Coleman’s son had autism so they decided to go on the boat ride. She believes that he would have survived if he had been wearing a life jacket.
“In our family, my oldest son is autistic so a lot of things normal families do, we don’t always do,” she said. “I felt like, if I was able to get a life jacket I could have saved my babies because they could have at least floated up to the top and somebody could have grabbed them. And I wasn’t able to do that.”
“When that boat is found, all those life jackets are going to be on there because nobody pulled one off,” Coleman said.
“I’ve always loved water, I don’t know if it’s a Pisces or what, I’ve always loved water,” Coleman told CNN. “But when that water came over the boat, I didn’t know what happened. I had my son right next to me. But when the water filled up the boat, I could no longer see. I couldn’t feel anybody.”
Coleman says she may have bumped her head while she was saving herself.
“The harder I was kicking to the top, I was pulled down,” she said. “I said, ‘Lord, please, I’ve got to get to my babies. I’ve got to get to my babies.”
Coleman was not able to save any of her children. There were 11 of her family members on the boat when it sank but only she and her nephew survived.

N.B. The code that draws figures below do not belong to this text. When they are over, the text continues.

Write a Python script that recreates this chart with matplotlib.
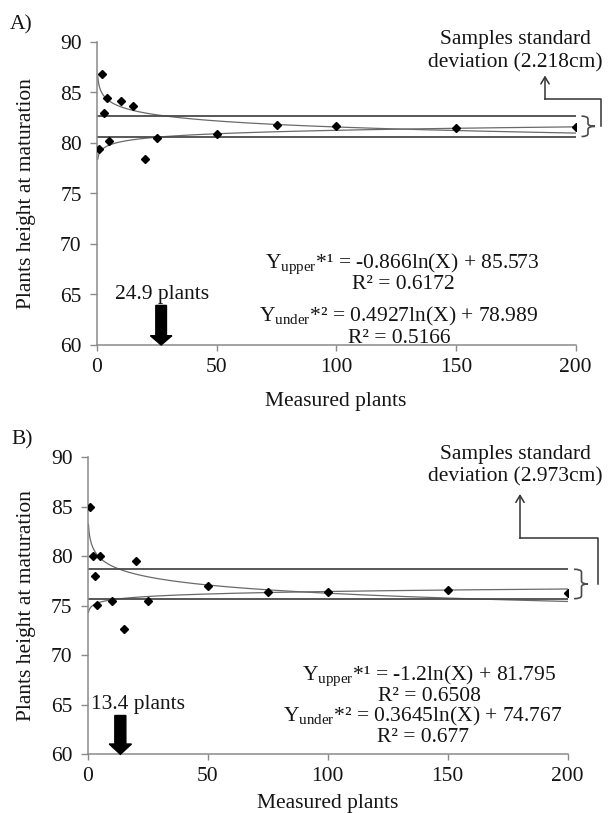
import numpy as np
import matplotlib
matplotlib.use("Agg")
import matplotlib.pyplot as plt
import matplotlib.transforms as mtransforms
from matplotlib.lines import Line2D
from matplotlib.patches import FancyArrow, FancyArrowPatch, PathPatch
from matplotlib.path import Path

# ---------------- data ----------------
measured = [1, 2, 3, 4, 5, 10, 15, 20, 25, 50, 75, 100, 150, 200]
height_a = [79.4, 86.8, 83.0, 84.5, 80.2, 84.2, 83.7, 78.4, 80.5, 80.9, 81.8, 81.7, 81.5, 81.6]
height_b = [85.0, 80.0, 78.0, 75.1, 80.0, 75.5, 72.7, 79.5, 75.5, 77.0, 76.4, 76.4, 76.6, 76.3]

# trendline coefficients (slope, intercept) for y = a*ln(x) + b
upper_a = (-0.866, 85.573)
under_a = (0.4927, 78.989)
upper_b = (-1.2, 81.795)
under_b = (0.3645, 74.767)
trend_x_start = 0.3

# horizontal limits (standard deviation band)
band_a = [82.66, 80.64]
band_b = [78.69, 75.72]

# minimum sample size arrows
arrow_x_a = 26.8
arrow_x_b = 13.6
arrow_label_a = "24.9 plants"
arrow_label_b = "13.4 plants"

sd_label_a = "deviation (2.218cm)"
sd_label_b = "deviation (2.973cm)"

eq_a = [r"Y$_{\mathrm{upper}}$*¹ = -0.866ln(X) + 85.573", "R² = 0.6172",
        r"Y$_{\mathrm{under}}$*² = 0.4927ln(X) + 78.989", "R² = 0.5166"]
eq_b = [r"Y$_{\mathrm{upper}}$*¹ = -1.2ln(X) + 81.795", "R² = 0.6508",
        r"Y$_{\mathrm{under}}$*² = 0.3645ln(X) + 74.767", "R² = 0.677"]

xticks = [0, 50, 100, 150, 200]
yticks = [60, 65, 70, 75, 80, 85, 90]

# ---------------- style ----------------
plt.rcParams['font.family'] = ['Liberation Serif', 'DejaVu Serif']
plt.rcParams['mathtext.fontset'] = 'custom'
plt.rcParams['mathtext.rm'] = 'Liberation Serif'
plt.rcParams['mathtext.it'] = 'Liberation Serif:italic'
plt.rcParams['mathtext.bf'] = 'Liberation Serif:bold'
FS = 15.5
TXT = '#141414'
AX = '#8a8a8a'
HL = '#4a4a4a'
CV = '#6a6a6a'

W, H = 608, 813
fig = plt.figure(figsize=(W / 100, H / 100), dpi=100)
pix = mtransforms.Affine2D().scale(1 / W, -1 / H).translate(0, 1) + fig.transFigure


def make_axes(left, right, top, bottom):
    ax = fig.add_axes([left / W, 1 - bottom / H, (right - left) / W, (bottom - top) / H])
    ax.set_xlim(0, 200)
    ax.set_ylim(60, 90)
    ax.set_xticks(xticks)
    ax.set_yticks(yticks)
    for s in ['top', 'right']:
        ax.spines[s].set_visible(False)
    for s in ['left', 'bottom']:
        ax.spines[s].set_color(AX)
        ax.spines[s].set_linewidth(1.1)
    ax.tick_params(axis='both', colors=AX, labelcolor=TXT, labelsize=FS, width=1.0, direction='out')
    ax.tick_params(axis='y', length=5, pad=6)
    ax.tick_params(axis='x', length=4, pad=5)
    return ax


def draw_panel(ax, heights, up, un, band, arrow_x, head_len, shaft_w, head_w):
    xs = np.linspace(trend_x_start, 200, 800)
    ax.plot(xs, up[0] * np.log(xs) + up[1], color=CV, lw=0.9, zorder=2)
    ax.plot(xs, un[0] * np.log(xs) + un[1], color=CV, lw=0.9, zorder=2)
    for b in band:
        ax.axhline(b, color=HL, lw=1.3, zorder=2)
    ax.plot(measured, heights, linestyle='none', marker='D', ms=4.0, color='black', zorder=3)
    arr = FancyArrow(arrow_x, 60 + 3.92, 0, -3.92, width=shaft_w, head_width=head_w,
                     head_length=head_len, length_includes_head=True, color='black',
                     clip_on=False, zorder=4)
    ax.add_patch(arr)


def draw_brace(ax, band, x_left, x_spine, x_tip, d):
    tr = mtransforms.blended_transform_factory(pix, ax.transData)
    top, bot = max(band), min(band)
    mid = (top + bot) / 2
    verts = [(x_left, top), (x_spine, top), (x_spine, top - d),
             (x_spine, mid + d),
             (x_spine, mid), (x_tip, mid),
             (x_spine, mid), (x_spine, mid - d),
             (x_spine, bot + d),
             (x_spine, bot), (x_left, bot)]
    codes = [Path.MOVETO, Path.CURVE3, Path.CURVE3, Path.LINETO, Path.CURVE3, Path.CURVE3,
             Path.CURVE3, Path.CURVE3, Path.LINETO, Path.CURVE3, Path.CURVE3]
    fig.add_artist(PathPatch(Path(verts, codes), transform=tr, fill=False, edgecolor=HL, lw=1.2))


def connector(x_right, y_low, y_mid, x_arrow, y_tip):
    fig.add_artist(Line2D([x_right, x_right, x_arrow], [y_low, y_mid, y_mid],
                          transform=pix, color='#333333', lw=1.1))
    fig.add_artist(FancyArrowPatch((x_arrow, y_mid), (x_arrow, y_tip), transform=pix,
                                   arrowstyle='->,head_length=0.5,head_width=0.3',
                                   mutation_scale=10, lw=1.1, color='#333333',
                                   shrinkA=0, shrinkB=0))


def ftext(x, y, s, **kw):
    kw.setdefault('ha', 'center')
    kw.setdefault('va', 'baseline')
    fig.text(x, y, s, transform=pix, fontsize=FS, color=TXT, **kw)


# ---------------- panel A ----------------
axA = make_axes(97, 575.7, 42, 345)
draw_panel(axA, height_a, upper_a, under_a, band_a, arrow_x_a, 0.92, 4.45, 9.0)
draw_brace(axA, band_a, 581.5, 588, 595, 0.3)
connector(600.5, 126.2, 99.3, 545, 75.5)
ftext(10, 29.3, "A)", ha='left')
ftext(515.5, 44, "Samples standard")
ftext(515.5, 67, sd_label_a)
ftext(402.5, 268.3, eq_a[0])
ftext(403.3, 289.3, eq_a[1])
ftext(399, 321.7, eq_a[2])
ftext(399.2, 342.7, eq_a[3])
ftext(162.5, 299, arrow_label_a)
ftext(336, 406, "Measured plants")
ftext(27, 193.5, "Plants height at maturation", rotation=90, va='center')

# ---------------- panel B ----------------
axB = make_axes(87.7, 567.7, 457.3, 754.3)
draw_panel(axB, height_b, upper_b, under_b, band_b, arrow_x_b, 1.04, 4.6, 9.3)
draw_brace(axB, band_b, 574, 581.5, 588, 0.3)
connector(597.7, 584, 538.3, 520, 494)
ftext(11.7, 444, "B)", ha='left')
ftext(515.5, 459, "Samples standard")
ftext(515.5, 481.7, sd_label_b)
ftext(429.2, 680, eq_b[0])
ftext(430, 700.7, eq_b[1])
ftext(423.3, 721.7, eq_b[2])
ftext(423.3, 742.3, eq_b[3])
ftext(138.2, 709.3, arrow_label_b)
ftext(327.7, 808, "Measured plants")
ftext(27, 605.8, "Plants height at maturation", rotation=90, va='center')

fig.savefig("out.png", dpi=100)
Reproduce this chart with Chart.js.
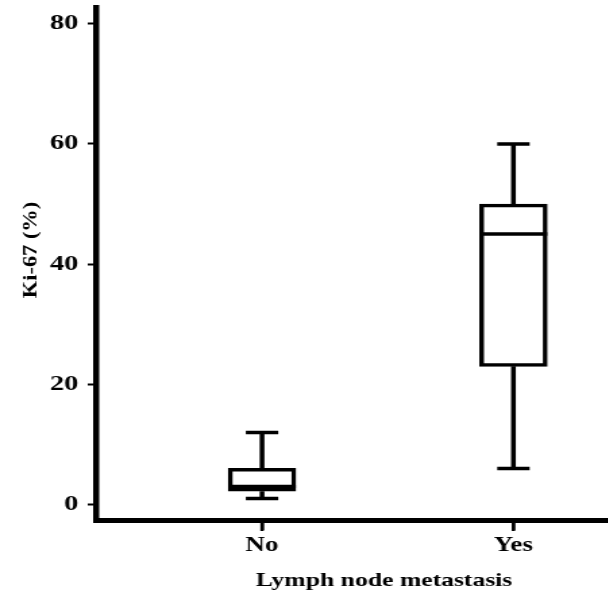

Coleman had given up trying to save herself at one point. She thought that there was no way for them to be rescued. She was floating when she reached warmer water. When she came up out of the water, she has a memory of somebody pulling her.
“They were beautiful people, they were angels,” she said. “When they pulled me up I didn’t see any of my family.”
Coleman doesn’t know if she will ever recover emotionally.
“I’ve never had to recover from something like this…I don’t know if there is a recovery,” she said during the press conference. “I would ask everybody to remember my family as the beautiful people they were.”
“God must have something for me because there’s no way I should be here,” she said.
A Gofundme page was already established to help her recover. It has raised well over $400,000 so far.
Karen Abbott also lost two members of her family in the accident but she was not in the boat. Her brother and sister-in-law died when the boat sank. She says the negligence of the company is to blame.
“It’s ridiculous,” she said. “They don’t make you wear life jackets. They say, ‘Oh, they’re available if you want to put them on,’ but they don’t make you wear it.”
Since 1994, 24 people have died on duck boat incidents in the United States.